*Supplied information*
-- -- --

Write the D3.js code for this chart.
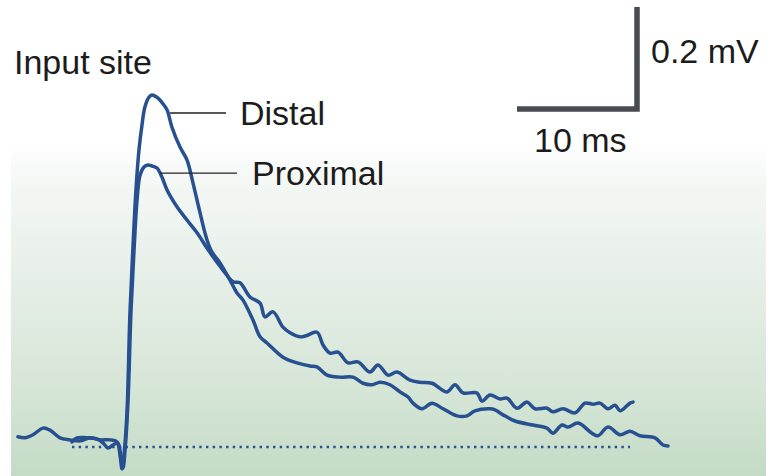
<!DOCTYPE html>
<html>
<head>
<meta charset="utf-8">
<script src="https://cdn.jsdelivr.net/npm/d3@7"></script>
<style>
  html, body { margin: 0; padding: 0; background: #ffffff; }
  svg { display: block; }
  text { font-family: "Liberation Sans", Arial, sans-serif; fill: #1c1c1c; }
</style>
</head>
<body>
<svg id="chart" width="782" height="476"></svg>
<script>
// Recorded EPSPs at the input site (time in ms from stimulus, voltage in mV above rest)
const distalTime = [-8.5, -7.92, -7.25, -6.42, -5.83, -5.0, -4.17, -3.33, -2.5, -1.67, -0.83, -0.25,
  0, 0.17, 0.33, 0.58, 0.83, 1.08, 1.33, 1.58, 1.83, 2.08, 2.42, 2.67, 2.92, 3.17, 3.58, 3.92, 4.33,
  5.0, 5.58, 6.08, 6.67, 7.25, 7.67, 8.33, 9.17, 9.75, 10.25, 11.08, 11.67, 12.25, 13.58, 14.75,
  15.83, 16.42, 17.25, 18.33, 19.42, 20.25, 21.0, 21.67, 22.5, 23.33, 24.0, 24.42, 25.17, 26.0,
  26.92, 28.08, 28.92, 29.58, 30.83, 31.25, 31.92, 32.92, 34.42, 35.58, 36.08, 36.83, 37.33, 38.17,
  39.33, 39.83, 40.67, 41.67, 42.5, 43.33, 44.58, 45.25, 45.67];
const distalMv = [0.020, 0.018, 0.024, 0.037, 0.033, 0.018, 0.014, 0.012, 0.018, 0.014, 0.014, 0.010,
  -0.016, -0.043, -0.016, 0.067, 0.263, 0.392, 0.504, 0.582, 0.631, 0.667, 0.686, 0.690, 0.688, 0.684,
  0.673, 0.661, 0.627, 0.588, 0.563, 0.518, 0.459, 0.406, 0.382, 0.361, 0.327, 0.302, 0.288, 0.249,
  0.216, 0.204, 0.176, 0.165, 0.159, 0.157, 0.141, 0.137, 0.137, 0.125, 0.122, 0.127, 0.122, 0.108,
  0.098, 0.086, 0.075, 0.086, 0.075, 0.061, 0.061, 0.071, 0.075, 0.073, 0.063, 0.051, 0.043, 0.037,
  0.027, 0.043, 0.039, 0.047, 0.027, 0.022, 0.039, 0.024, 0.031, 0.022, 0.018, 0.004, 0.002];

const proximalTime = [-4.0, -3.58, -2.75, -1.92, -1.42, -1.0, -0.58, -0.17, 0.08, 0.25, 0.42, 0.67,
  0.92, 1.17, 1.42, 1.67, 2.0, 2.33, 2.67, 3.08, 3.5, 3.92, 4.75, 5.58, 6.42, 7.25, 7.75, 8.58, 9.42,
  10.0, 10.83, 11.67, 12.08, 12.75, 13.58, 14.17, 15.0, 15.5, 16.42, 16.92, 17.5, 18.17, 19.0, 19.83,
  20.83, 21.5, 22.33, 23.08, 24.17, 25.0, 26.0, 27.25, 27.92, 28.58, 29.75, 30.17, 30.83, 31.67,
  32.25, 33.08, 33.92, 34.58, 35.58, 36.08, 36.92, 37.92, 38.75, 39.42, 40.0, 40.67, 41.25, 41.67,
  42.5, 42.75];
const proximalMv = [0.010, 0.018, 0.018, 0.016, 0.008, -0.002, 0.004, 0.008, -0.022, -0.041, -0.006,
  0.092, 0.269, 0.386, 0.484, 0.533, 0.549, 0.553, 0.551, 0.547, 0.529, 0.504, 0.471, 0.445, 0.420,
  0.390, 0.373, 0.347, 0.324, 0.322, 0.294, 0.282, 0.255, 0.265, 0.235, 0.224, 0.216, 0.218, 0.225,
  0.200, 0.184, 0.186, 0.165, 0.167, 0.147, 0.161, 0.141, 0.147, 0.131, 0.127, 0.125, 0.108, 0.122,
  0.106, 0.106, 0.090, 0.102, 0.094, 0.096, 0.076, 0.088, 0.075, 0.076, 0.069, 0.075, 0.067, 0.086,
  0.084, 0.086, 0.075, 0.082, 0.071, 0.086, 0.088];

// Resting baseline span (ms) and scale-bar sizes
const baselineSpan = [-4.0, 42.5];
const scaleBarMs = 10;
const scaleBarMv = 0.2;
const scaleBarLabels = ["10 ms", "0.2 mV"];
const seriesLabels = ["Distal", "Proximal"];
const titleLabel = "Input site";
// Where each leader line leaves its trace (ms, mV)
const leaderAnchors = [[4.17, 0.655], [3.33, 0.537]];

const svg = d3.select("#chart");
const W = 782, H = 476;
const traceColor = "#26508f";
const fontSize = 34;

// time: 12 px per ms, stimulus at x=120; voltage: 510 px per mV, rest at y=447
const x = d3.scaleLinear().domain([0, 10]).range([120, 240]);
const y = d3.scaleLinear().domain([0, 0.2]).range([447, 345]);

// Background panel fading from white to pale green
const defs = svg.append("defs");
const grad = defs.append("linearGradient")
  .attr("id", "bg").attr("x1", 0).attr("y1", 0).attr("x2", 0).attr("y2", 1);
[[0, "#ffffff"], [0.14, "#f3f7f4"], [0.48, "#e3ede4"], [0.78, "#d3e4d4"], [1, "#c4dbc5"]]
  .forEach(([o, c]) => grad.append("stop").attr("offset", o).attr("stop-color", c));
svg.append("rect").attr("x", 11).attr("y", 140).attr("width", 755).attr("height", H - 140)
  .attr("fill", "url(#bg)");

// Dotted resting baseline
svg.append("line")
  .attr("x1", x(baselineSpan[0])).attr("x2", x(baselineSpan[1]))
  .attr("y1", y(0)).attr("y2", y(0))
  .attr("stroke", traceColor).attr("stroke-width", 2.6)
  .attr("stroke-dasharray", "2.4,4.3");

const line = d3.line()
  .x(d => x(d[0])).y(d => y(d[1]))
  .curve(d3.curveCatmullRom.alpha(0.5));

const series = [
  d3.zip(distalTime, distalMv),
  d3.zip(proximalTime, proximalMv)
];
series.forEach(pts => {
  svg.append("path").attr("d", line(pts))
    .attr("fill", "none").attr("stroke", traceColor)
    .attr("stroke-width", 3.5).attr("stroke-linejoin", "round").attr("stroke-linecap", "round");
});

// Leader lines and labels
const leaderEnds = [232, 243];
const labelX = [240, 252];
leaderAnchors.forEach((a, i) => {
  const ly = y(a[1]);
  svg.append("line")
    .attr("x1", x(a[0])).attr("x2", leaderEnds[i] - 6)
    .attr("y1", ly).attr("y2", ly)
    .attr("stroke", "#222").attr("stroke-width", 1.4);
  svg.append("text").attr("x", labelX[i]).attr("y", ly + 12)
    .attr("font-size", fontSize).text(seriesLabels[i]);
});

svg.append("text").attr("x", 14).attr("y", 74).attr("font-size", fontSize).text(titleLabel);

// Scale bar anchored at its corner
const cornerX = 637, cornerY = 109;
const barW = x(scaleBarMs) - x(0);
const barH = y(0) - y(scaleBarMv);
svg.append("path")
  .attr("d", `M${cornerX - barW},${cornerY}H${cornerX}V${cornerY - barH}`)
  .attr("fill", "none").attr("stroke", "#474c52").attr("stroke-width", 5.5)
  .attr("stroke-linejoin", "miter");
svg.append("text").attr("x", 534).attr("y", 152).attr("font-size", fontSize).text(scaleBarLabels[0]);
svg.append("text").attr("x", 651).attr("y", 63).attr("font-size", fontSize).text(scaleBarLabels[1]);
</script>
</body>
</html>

-- -- --

*Requirements*
Make an exact reproduction of the listing above, without any pictures.

*Response to the task*
Write the D3.js code for this chart.
<!DOCTYPE html>
<html>
<head>
<meta charset="utf-8">
<script src="https://cdn.jsdelivr.net/npm/d3@7"></script>
<style>
  html, body { margin: 0; padding: 0; background: #ffffff; }
  svg { display: block; }
  text { font-family: "Liberation Sans", Arial, sans-serif; fill: #1c1c1c; }
</style>
</head>
<body>
<svg id="chart" width="782" height="476"></svg>
<script>
// Recorded EPSPs at the input site (time in ms from stimulus, voltage in mV above rest)
const distalTime = [-8.5, -7.92, -7.25, -6.42, -5.83, -5.0, -4.17, -3.33, -2.5, -1.67, -0.83, -0.25,
  0, 0.17, 0.33, 0.58, 0.83, 1.08, 1.33, 1.58, 1.83, 2.08, 2.42, 2.67, 2.92, 3.17, 3.58, 3.92, 4.33,
  5.0, 5.58, 6.08, 6.67, 7.25, 7.67, 8.33, 9.17, 9.75, 10.25, 11.08, 11.67, 12.25, 13.58, 14.75,
  15.83, 16.42, 17.25, 18.33, 19.42, 20.25, 21.0, 21.67, 22.5, 23.33, 24.0, 24.42, 25.17, 26.0,
  26.92, 28.08, 28.92, 29.58, 30.83, 31.25, 31.92, 32.92, 34.42, 35.58, 36.08, 36.83, 37.33, 38.17,
  39.33, 39.83, 40.67, 41.67, 42.5, 43.33, 44.58, 45.25, 45.67];
const distalMv = [0.020, 0.018, 0.024, 0.037, 0.033, 0.018, 0.014, 0.012, 0.018, 0.014, 0.014, 0.010,
  -0.016, -0.043, -0.016, 0.067, 0.263, 0.392, 0.504, 0.582, 0.631, 0.667, 0.686, 0.690, 0.688, 0.684,
  0.673, 0.661, 0.627, 0.588, 0.563, 0.518, 0.459, 0.406, 0.382, 0.361, 0.327, 0.302, 0.288, 0.249,
  0.216, 0.204, 0.176, 0.165, 0.159, 0.157, 0.141, 0.137, 0.137, 0.125, 0.122, 0.127, 0.122, 0.108,
  0.098, 0.086, 0.075, 0.086, 0.075, 0.061, 0.061, 0.071, 0.075, 0.073, 0.063, 0.051, 0.043, 0.037,
  0.027, 0.043, 0.039, 0.047, 0.027, 0.022, 0.039, 0.024, 0.031, 0.022, 0.018, 0.004, 0.002];

const proximalTime = [-4.0, -3.58, -2.75, -1.92, -1.42, -1.0, -0.58, -0.17, 0.08, 0.25, 0.42, 0.67,
  0.92, 1.17, 1.42, 1.67, 2.0, 2.33, 2.67, 3.08, 3.5, 3.92, 4.75, 5.58, 6.42, 7.25, 7.75, 8.58, 9.42,
  10.0, 10.83, 11.67, 12.08, 12.75, 13.58, 14.17, 15.0, 15.5, 16.42, 16.92, 17.5, 18.17, 19.0, 19.83,
  20.83, 21.5, 22.33, 23.08, 24.17, 25.0, 26.0, 27.25, 27.92, 28.58, 29.75, 30.17, 30.83, 31.67,
  32.25, 33.08, 33.92, 34.58, 35.58, 36.08, 36.92, 37.92, 38.75, 39.42, 40.0, 40.67, 41.25, 41.67,
  42.5, 42.75];
const proximalMv = [0.010, 0.018, 0.018, 0.016, 0.008, -0.002, 0.004, 0.008, -0.022, -0.041, -0.006,
  0.092, 0.269, 0.386, 0.484, 0.533, 0.549, 0.553, 0.551, 0.547, 0.529, 0.504, 0.471, 0.445, 0.420,
  0.390, 0.373, 0.347, 0.324, 0.322, 0.294, 0.282, 0.255, 0.265, 0.235, 0.224, 0.216, 0.218, 0.225,
  0.200, 0.184, 0.186, 0.165, 0.167, 0.147, 0.161, 0.141, 0.147, 0.131, 0.127, 0.125, 0.108, 0.122,
  0.106, 0.106, 0.090, 0.102, 0.094, 0.096, 0.076, 0.088, 0.075, 0.076, 0.069, 0.075, 0.067, 0.086,
  0.084, 0.086, 0.075, 0.082, 0.071, 0.086, 0.088];

// Resting baseline span (ms) and scale-bar sizes
const baselineSpan = [-4.0, 42.5];
const scaleBarMs = 10;
const scaleBarMv = 0.2;
const scaleBarLabels = ["10 ms", "0.2 mV"];
const seriesLabels = ["Distal", "Proximal"];
const titleLabel = "Input site";
// Where each leader line leaves its trace (ms, mV)
const leaderAnchors = [[4.17, 0.655], [3.33, 0.537]];

const svg = d3.select("#chart");
const W = 782, H = 476;
const traceColor = "#26508f";
const fontSize = 34;

// time: 12 px per ms, stimulus at x=120; voltage: 510 px per mV, rest at y=447
const x = d3.scaleLinear().domain([0, 10]).range([120, 240]);
const y = d3.scaleLinear().domain([0, 0.2]).range([447, 345]);

// Background panel fading from white to pale green
const defs = svg.append("defs");
const grad = defs.append("linearGradient")
  .attr("id", "bg").attr("x1", 0).attr("y1", 0).attr("x2", 0).attr("y2", 1);
[[0, "#ffffff"], [0.14, "#f3f7f4"], [0.48, "#e3ede4"], [0.78, "#d3e4d4"], [1, "#c4dbc5"]]
  .forEach(([o, c]) => grad.append("stop").attr("offset", o).attr("stop-color", c));
svg.append("rect").attr("x", 11).attr("y", 140).attr("width", 755).attr("height", H - 140)
  .attr("fill", "url(#bg)");

// Dotted resting baseline
svg.append("line")
  .attr("x1", x(baselineSpan[0])).attr("x2", x(baselineSpan[1]))
  .attr("y1", y(0)).attr("y2", y(0))
  .attr("stroke", traceColor).attr("stroke-width", 2.6)
  .attr("stroke-dasharray", "2.4,4.3");

const line = d3.line()
  .x(d => x(d[0])).y(d => y(d[1]))
  .curve(d3.curveCatmullRom.alpha(0.5));

const series = [
  d3.zip(distalTime, distalMv),
  d3.zip(proximalTime, proximalMv)
];
series.forEach(pts => {
  svg.append("path").attr("d", line(pts))
    .attr("fill", "none").attr("stroke", traceColor)
    .attr("stroke-width", 3.5).attr("stroke-linejoin", "round").attr("stroke-linecap", "round");
});

// Leader lines and labels
const leaderEnds = [232, 243];
const labelX = [240, 252];
leaderAnchors.forEach((a, i) => {
  const ly = y(a[1]);
  svg.append("line")
    .attr("x1", x(a[0])).attr("x2", leaderEnds[i] - 6)
    .attr("y1", ly).attr("y2", ly)
    .attr("stroke", "#222").attr("stroke-width", 1.4);
  svg.append("text").attr("x", labelX[i]).attr("y", ly + 12)
    .attr("font-size", fontSize).text(seriesLabels[i]);
});

svg.append("text").attr("x", 14).attr("y", 74).attr("font-size", fontSize).text(titleLabel);

// Scale bar anchored at its corner
const cornerX = 637, cornerY = 109;
const barW = x(scaleBarMs) - x(0);
const barH = y(0) - y(scaleBarMv);
svg.append("path")
  .attr("d", `M${cornerX - barW},${cornerY}H${cornerX}V${cornerY - barH}`)
  .attr("fill", "none").attr("stroke", "#474c52").attr("stroke-width", 5.5)
  .attr("stroke-linejoin", "miter");
svg.append("text").attr("x", 534).attr("y", 152).attr("font-size", fontSize).text(scaleBarLabels[0]);
svg.append("text").attr("x", 651).attr("y", 63).attr("font-size", fontSize).text(scaleBarLabels[1]);
</script>
</body>
</html>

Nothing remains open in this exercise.